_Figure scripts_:
● ● ● ● ●

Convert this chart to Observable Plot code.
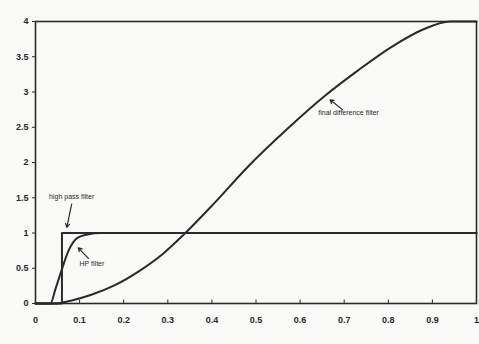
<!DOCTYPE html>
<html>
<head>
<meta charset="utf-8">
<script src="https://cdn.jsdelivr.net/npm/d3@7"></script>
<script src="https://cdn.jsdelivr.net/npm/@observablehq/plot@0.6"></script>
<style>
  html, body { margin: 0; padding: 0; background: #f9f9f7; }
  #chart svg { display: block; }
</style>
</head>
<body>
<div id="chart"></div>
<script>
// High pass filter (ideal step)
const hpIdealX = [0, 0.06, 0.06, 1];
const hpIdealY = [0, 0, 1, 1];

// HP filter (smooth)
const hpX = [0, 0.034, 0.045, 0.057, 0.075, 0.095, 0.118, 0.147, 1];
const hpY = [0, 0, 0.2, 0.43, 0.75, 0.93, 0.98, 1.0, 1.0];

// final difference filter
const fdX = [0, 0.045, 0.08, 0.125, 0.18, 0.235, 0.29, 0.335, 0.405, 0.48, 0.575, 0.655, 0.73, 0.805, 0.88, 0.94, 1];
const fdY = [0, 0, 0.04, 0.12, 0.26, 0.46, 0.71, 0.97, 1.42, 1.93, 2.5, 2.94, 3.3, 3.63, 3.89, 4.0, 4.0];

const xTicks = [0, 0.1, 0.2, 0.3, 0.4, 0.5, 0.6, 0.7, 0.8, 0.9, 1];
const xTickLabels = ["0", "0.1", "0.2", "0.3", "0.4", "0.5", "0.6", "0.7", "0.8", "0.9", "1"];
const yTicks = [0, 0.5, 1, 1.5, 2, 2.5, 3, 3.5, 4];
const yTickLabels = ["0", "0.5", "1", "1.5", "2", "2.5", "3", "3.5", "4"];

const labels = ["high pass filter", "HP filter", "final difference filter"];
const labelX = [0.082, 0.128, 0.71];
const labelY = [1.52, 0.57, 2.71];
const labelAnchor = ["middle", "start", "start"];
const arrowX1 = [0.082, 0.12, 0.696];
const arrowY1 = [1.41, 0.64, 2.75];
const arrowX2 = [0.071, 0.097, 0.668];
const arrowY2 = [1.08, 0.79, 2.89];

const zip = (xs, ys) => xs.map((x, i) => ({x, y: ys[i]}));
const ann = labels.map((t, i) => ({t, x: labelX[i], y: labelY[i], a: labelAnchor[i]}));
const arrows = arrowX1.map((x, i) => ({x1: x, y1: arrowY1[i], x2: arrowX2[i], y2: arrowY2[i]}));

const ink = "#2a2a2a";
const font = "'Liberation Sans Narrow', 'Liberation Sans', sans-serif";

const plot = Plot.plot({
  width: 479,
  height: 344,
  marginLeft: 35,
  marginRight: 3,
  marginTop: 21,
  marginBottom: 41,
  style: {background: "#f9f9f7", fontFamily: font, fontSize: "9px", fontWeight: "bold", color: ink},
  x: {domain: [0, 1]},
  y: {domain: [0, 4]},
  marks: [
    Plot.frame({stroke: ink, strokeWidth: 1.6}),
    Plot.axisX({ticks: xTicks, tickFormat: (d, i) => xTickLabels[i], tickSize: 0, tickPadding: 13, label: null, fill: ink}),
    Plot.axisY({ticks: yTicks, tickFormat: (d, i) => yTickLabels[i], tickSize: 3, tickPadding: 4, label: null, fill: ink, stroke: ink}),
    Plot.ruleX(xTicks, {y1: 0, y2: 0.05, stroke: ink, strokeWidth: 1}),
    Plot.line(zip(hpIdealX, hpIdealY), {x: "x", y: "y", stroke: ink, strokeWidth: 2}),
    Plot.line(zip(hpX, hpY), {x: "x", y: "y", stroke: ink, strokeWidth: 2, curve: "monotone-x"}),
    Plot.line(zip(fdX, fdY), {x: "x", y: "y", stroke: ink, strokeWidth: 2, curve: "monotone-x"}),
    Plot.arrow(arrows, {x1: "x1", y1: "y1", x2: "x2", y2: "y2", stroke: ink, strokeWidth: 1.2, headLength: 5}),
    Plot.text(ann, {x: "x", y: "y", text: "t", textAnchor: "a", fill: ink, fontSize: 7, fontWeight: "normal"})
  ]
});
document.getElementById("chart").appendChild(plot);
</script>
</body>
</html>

● ● ● ● ●

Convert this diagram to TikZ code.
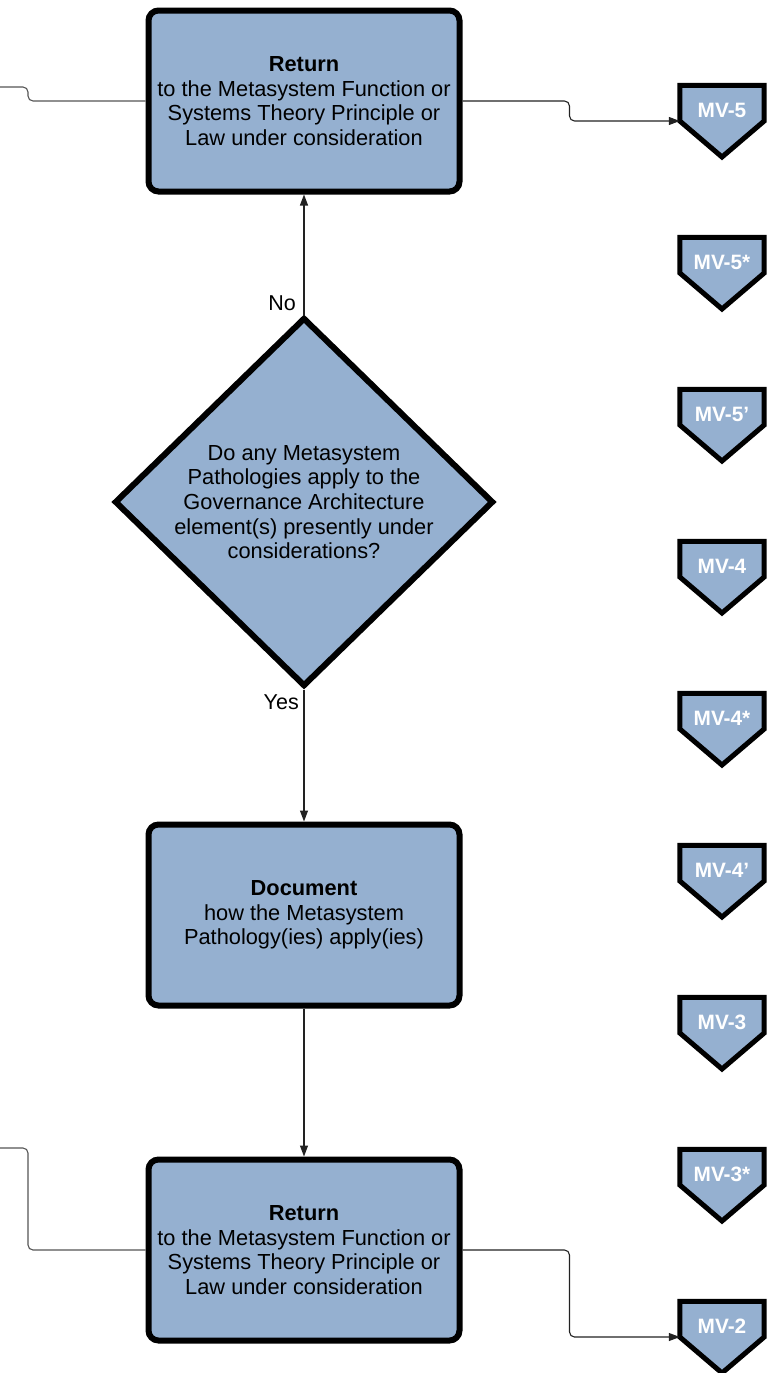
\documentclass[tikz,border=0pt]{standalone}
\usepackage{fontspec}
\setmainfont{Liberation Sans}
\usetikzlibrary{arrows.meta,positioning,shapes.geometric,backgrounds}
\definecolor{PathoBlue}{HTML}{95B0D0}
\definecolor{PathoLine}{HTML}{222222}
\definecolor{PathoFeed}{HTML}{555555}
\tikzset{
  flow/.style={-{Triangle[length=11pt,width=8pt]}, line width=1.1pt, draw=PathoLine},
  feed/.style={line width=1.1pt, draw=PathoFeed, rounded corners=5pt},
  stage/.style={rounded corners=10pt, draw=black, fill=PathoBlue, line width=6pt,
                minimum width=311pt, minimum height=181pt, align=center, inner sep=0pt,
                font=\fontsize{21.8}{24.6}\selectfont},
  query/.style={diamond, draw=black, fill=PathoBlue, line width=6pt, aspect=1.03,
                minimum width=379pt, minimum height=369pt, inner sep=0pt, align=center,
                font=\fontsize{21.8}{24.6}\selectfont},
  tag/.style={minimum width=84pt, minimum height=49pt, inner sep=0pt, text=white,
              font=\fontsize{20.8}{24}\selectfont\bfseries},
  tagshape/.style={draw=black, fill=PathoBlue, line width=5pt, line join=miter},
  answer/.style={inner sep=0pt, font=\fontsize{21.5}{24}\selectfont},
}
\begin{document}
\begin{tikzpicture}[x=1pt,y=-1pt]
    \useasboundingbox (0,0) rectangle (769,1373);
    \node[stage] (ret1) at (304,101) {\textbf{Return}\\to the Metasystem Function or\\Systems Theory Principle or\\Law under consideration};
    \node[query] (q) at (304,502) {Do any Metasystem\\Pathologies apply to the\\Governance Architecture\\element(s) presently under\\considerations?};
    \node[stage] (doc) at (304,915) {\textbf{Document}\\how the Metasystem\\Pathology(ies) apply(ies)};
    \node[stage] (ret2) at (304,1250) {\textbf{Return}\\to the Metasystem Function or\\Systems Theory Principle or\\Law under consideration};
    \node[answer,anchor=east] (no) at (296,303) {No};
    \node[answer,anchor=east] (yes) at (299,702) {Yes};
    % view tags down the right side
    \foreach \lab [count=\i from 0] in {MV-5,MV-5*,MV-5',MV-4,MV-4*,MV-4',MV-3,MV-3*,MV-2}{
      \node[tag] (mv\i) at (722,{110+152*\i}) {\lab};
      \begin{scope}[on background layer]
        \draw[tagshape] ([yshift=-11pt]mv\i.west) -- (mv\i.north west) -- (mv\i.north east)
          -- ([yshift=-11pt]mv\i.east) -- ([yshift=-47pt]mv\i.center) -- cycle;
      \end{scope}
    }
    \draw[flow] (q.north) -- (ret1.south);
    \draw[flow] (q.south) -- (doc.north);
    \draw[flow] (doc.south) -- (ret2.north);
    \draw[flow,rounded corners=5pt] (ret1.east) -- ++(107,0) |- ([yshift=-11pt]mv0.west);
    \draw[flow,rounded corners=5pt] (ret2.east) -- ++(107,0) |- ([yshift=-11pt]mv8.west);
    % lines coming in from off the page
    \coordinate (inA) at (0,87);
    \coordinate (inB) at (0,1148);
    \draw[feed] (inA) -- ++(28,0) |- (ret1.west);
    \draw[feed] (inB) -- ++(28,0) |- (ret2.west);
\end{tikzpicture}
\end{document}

● ● ● ● ●

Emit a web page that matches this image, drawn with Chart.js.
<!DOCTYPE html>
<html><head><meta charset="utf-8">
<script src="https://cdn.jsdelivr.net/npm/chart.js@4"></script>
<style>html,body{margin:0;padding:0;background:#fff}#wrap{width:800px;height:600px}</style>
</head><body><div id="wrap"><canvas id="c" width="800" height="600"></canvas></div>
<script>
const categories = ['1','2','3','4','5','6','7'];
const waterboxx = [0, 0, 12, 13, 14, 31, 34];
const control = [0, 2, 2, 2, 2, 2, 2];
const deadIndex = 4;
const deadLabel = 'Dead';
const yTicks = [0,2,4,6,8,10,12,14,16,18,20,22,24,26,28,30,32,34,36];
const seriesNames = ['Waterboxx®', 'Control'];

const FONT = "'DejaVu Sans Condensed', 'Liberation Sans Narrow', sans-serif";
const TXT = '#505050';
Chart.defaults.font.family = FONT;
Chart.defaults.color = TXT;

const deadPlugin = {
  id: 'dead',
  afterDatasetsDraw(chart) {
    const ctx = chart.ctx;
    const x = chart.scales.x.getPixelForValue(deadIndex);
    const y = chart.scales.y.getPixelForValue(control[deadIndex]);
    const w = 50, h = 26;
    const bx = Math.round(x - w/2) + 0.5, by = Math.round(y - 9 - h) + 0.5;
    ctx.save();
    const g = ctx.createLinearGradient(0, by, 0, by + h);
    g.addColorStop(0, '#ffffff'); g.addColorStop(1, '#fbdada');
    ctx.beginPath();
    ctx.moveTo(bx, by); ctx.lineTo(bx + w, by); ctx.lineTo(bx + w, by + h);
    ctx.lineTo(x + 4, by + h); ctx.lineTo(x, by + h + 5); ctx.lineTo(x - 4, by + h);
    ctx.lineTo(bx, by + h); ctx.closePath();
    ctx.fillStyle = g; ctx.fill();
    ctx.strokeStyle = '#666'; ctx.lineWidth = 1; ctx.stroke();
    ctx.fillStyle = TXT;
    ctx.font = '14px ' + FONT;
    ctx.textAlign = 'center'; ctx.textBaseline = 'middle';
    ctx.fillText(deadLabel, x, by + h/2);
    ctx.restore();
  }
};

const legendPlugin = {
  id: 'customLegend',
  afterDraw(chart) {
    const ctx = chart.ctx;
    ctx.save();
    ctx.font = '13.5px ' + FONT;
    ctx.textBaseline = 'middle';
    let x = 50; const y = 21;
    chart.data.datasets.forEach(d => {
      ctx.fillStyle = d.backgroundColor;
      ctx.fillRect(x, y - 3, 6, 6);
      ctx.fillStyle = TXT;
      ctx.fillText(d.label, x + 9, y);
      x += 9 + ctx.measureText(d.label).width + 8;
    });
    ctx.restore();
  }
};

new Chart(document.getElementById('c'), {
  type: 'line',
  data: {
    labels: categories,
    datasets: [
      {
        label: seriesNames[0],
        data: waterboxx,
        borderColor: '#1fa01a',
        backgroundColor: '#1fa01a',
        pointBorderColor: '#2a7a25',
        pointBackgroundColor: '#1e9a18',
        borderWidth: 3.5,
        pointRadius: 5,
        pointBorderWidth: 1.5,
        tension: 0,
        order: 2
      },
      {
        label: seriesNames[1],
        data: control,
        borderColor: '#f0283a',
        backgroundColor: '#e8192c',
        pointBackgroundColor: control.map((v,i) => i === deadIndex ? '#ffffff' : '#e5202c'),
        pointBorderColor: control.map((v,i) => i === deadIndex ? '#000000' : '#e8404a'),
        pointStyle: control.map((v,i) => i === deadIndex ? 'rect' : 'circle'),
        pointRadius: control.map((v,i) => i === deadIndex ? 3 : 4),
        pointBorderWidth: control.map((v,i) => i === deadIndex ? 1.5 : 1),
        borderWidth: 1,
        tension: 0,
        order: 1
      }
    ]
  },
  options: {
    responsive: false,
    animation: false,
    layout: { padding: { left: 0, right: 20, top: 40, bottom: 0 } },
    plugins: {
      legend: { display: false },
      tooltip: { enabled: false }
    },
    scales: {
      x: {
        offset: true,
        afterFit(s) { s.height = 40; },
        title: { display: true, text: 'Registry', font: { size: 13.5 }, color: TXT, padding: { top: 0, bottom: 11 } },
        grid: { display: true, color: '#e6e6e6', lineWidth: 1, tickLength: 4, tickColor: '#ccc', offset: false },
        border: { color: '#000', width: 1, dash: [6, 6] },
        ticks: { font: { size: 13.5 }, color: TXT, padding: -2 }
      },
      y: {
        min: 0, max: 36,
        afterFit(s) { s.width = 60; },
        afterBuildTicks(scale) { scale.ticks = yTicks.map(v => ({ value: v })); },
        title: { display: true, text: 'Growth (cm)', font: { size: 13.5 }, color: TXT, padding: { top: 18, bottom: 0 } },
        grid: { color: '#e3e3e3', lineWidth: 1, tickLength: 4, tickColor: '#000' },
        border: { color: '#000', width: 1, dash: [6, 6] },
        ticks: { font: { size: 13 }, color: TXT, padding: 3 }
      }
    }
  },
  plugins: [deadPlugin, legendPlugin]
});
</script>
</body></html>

● ● ● ● ●

_What is expected_:
Leave the pictures out and print, exactly as written, every line from the one holding "Convert this chart to Observable Plot code." down to the one holding "0.98, 1.0, 1.0];", both of those included.

_Exercise answer_:
Convert this chart to Observable Plot code.
<!DOCTYPE html>
<html>
<head>
<meta charset="utf-8">
<script src="https://cdn.jsdelivr.net/npm/d3@7"></script>
<script src="https://cdn.jsdelivr.net/npm/@observablehq/plot@0.6"></script>
<style>
  html, body { margin: 0; padding: 0; background: #f9f9f7; }
  #chart svg { display: block; }
</style>
</head>
<body>
<div id="chart"></div>
<script>
// High pass filter (ideal step)
const hpIdealX = [0, 0.06, 0.06, 1];
const hpIdealY = [0, 0, 1, 1];

// HP filter (smooth)
const hpX = [0, 0.034, 0.045, 0.057, 0.075, 0.095, 0.118, 0.147, 1];
const hpY = [0, 0, 0.2, 0.43, 0.75, 0.93, 0.98, 1.0, 1.0];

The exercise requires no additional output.